La oscuridad de la tarde había convertido el ventanal del bar en espejo. Me espié en él. Tan bonita y tan inútil. La belleza siempre es un don insuficiente, salvo si has nacido estatua helena. Y yo sólo he nacido niña pija. Una risa llena de dinero. Un hermoso coral en lo más profundo del inagotable
spleen
de las clases altas. Esa guapa gente de derechas soy yo. Un sucio chochito rico.

Nunca rugiste como una loca
ni te inflamaste como una hoguera;
tú no has gustado sangre en la boca,
zumo del beso que desespera
porque se acaba cuando se toca.

Copié los versos robados en mi cuaderno de lírica uterina urbana de insobornable inspiración postista, cerré el cuaderno de una bofetada sin dejar de reojarme en el espejo, apuré de un trago el resto de menta poleo imaginándolo whisky y marqué el móvil de O’Hara pisando a fondo la pantalla táctil.

—Tengo que verte, O’Hara. Y que me abraces.

—Deberías leer menos a Concha Espina y escuchar algo más a Barricada —me contestó con esa desenvoltura de chulo que esta noche prefiere follarse a otra.

—Vale Barricada. ¿En tu casa o en la mía?

—En las dos. Cada uno en la suya.

—Te necesito más que nunca, O’Hara.

—Como todos los días, amor mío.

—Me hiciste muy feliz esta mañana.

—Pero se ha hecho ya de noche.

—No te me pongas ultraísta.

—Ni tú te pongas ultra-Sur. Hoy no puedo.

—Por favor, O’Hara… —Y cortó.

Volví a marcar, pero me respondió una muchachita de voz eunuca para invitarme a insistir más tarde. Le juré que lo haría. En el espejo seguía, sin mancharse, mi belleza. Que no podía hacer nada contra esa fealdad de niños muertos o robados o violados o perdidos o engañados que llenaba de escombros las escombreras gitanas de Madrid. La belleza es útil o no es belleza, escribí en mi cuaderno medio parafraseando a alguien, pero sin saber a quién. El bar se empezó a llenar de hombres y mujeres menos bellos que yo pero más útiles y me piré de allí. La lluvia moja sin lavar. Las ventanas de los pisos rectangulan soledades. Hay un fragor de silencios observando mi fracaso. No sólo como periodista. También como poeta, deduzco mientras repaso los lirismos que aquí he escrito.

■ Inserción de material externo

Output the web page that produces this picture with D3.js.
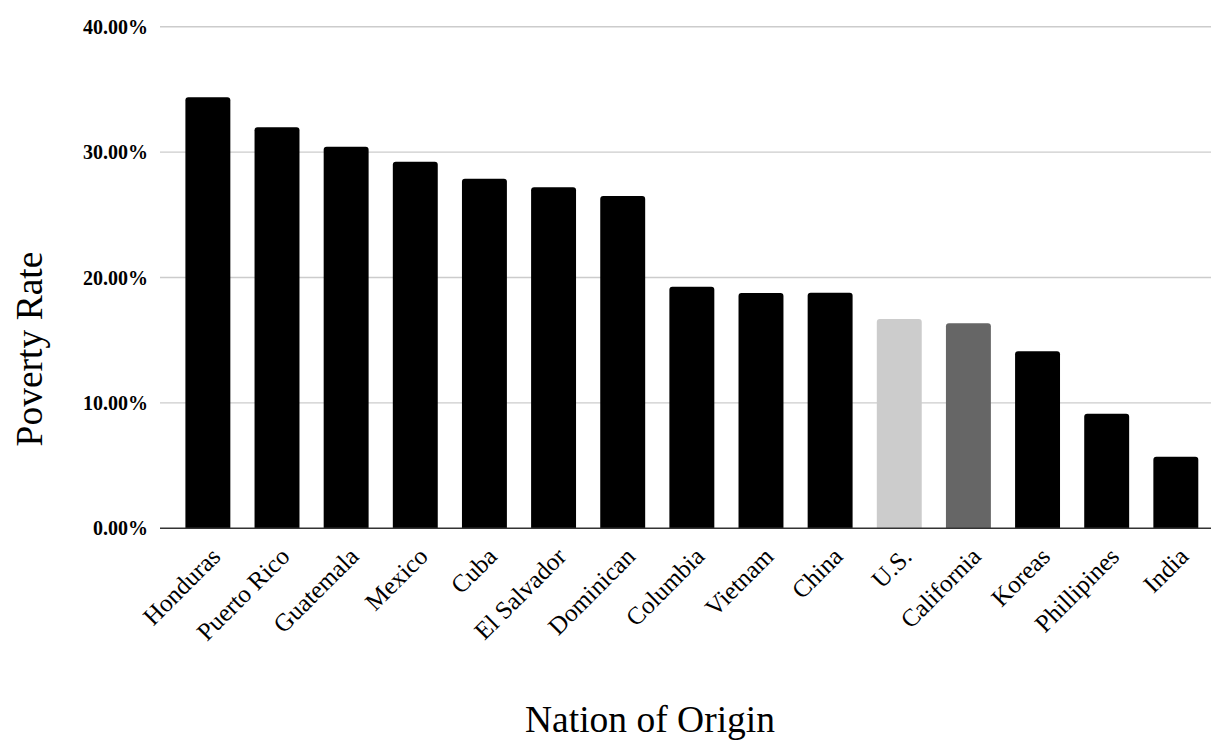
<!DOCTYPE html>
<html>
<head>
<meta charset="utf-8">
<script src="https://cdn.jsdelivr.net/npm/d3@7"></script>
<style>
  html, body { margin: 0; padding: 0; background: #ffffff; }
  svg { display: block; }
  text { font-family: "Liberation Serif", "Times New Roman", serif; fill: #000; }
</style>
</head>
<body>
<svg id="chart" width="1211" height="741"></svg>
<script>
// Poverty rate by nation of origin
const categories = ["Honduras", "Puerto Rico", "Guatemala", "Mexico", "Cuba", "El Salvador",
  "Dominican", "Columbia", "Vietnam", "China", "U.S.", "California", "Koreas", "Phillipines", "India"];
const rates = [0.3437, 0.3198, 0.3043, 0.2923, 0.2788, 0.2719, 0.2650, 0.1927, 0.1877,
  0.1878, 0.1669, 0.1635, 0.1411, 0.0914, 0.0571];
const yTicks = [0, 0.1, 0.2, 0.3, 0.4];
// bars that are highlighted for comparison
const barColors = { "U.S.": "#cccccc", "California": "#666666" };

const svg = d3.select("#chart");
const W = 1211;

const x = d3.scaleBand()
  .domain(categories)
  .range([173.3, 1210.4])
  .paddingInner(0.35)
  .paddingOuter(0.175);

const y = d3.scaleLinear()
  .domain([0, 0.4])
  .range([528.3, 26.7]);

const gridLeft = 160, gridRight = W;

// horizontal gridlines
svg.append("g")
  .selectAll("line")
  .data(yTicks.filter(d => d > 0))
  .join("line")
  .attr("x1", gridLeft).attr("x2", gridRight)
  .attr("y1", d => y(d)).attr("y2", d => y(d))
  .attr("stroke", "#cccccc")
  .attr("stroke-width", 1.4);

// y tick labels
const fmt = d3.format(".2%");
svg.append("g")
  .selectAll("text")
  .data(yTicks)
  .join("text")
  .attr("x", 148)
  .attr("y", d => y(d))
  .attr("dy", "0.35em")
  .attr("text-anchor", "end")
  .style("font-size", "20px")
  .style("font-weight", "bold")
  .text(d => fmt(d));

// bars with rounded top corners
const r = 3;
function barPath(d, i) {
  const x0 = x(categories[i]);
  const w = x.bandwidth();
  const y0 = y(0);
  const y1 = y(d);
  return `M${x0},${y0}V${y1 + r}Q${x0},${y1} ${x0 + r},${y1}H${x0 + w - r}Q${x0 + w},${y1} ${x0 + w},${y1 + r}V${y0}Z`;
}
svg.append("g")
  .selectAll("path")
  .data(rates)
  .join("path")
  .attr("d", barPath)
  .attr("fill", (d, i) => barColors[categories[i]] || "#000000");

// baseline
svg.append("line")
  .attr("x1", gridLeft).attr("x2", gridRight)
  .attr("y1", y(0)).attr("y2", y(0))
  .attr("stroke", "#333333")
  .attr("stroke-width", 1.6);

// rotated category labels
svg.append("g")
  .selectAll("text")
  .data(categories)
  .join("text")
  .attr("transform", d => `translate(${x(d) + x.bandwidth() / 2 + 14},558) rotate(-45)`)
  .attr("text-anchor", "end")
  .style("font-size", "25px")
  .text(d => d);

// axis titles
svg.append("text")
  .attr("transform", "translate(42,349) rotate(-90)")
  .attr("text-anchor", "middle")
  .style("font-size", "37.5px")
  .text("Poverty Rate");

svg.append("text")
  .attr("x", 650)
  .attr("y", 732)
  .attr("text-anchor", "middle")
  .style("font-size", "37.5px")
  .text("Nation of Origin");
</script>
</body>
</html>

Arrojé mi cuaderno por la ventanilla y arranqué el coche. Atravesé sucesivamente un Madrid insípido de serenos muertos ofreciendo en las aceras llaves que ya no abren nada; otro Madrid lleno de viejos y putas; algún Madrid renovado por tiendas de colores; un Madrid donde Pekín calla a la vuelta de la esquina; el Madrid de siempre, Goya, fusilando dos de mayos pero con un Archie abierto donde extraerte la bala; los madriles de chulapos que visten gorras de negro, y que son negros, y que ríen bajo la lluvia como si el Caribe se hubiera elevado a los cielos para mojarles las rastas, apoyados en los coches más mal que bien aparcados, y un último Madrid mío, desalojado de estrellas por culpa de tres farolas, con sus edificios mansos donde sólo sobrevives, con los baches de la calle dentellando neumáticos, con su olor a esquina oscura, donde nunca pasa nada, que no hay nadie a quién robar; ya ni las navajas sirven para sacar la basura, para matar por dos gramos o rajarte la cartera, para violar a una niña que aún no esté muy violada, para asustar a una vieja, p’amedrentar a un macarra. Por eso aparco frente a mi casa, calle de García Arano, barrio de Valdeternero, sin miedo a la oscuridad.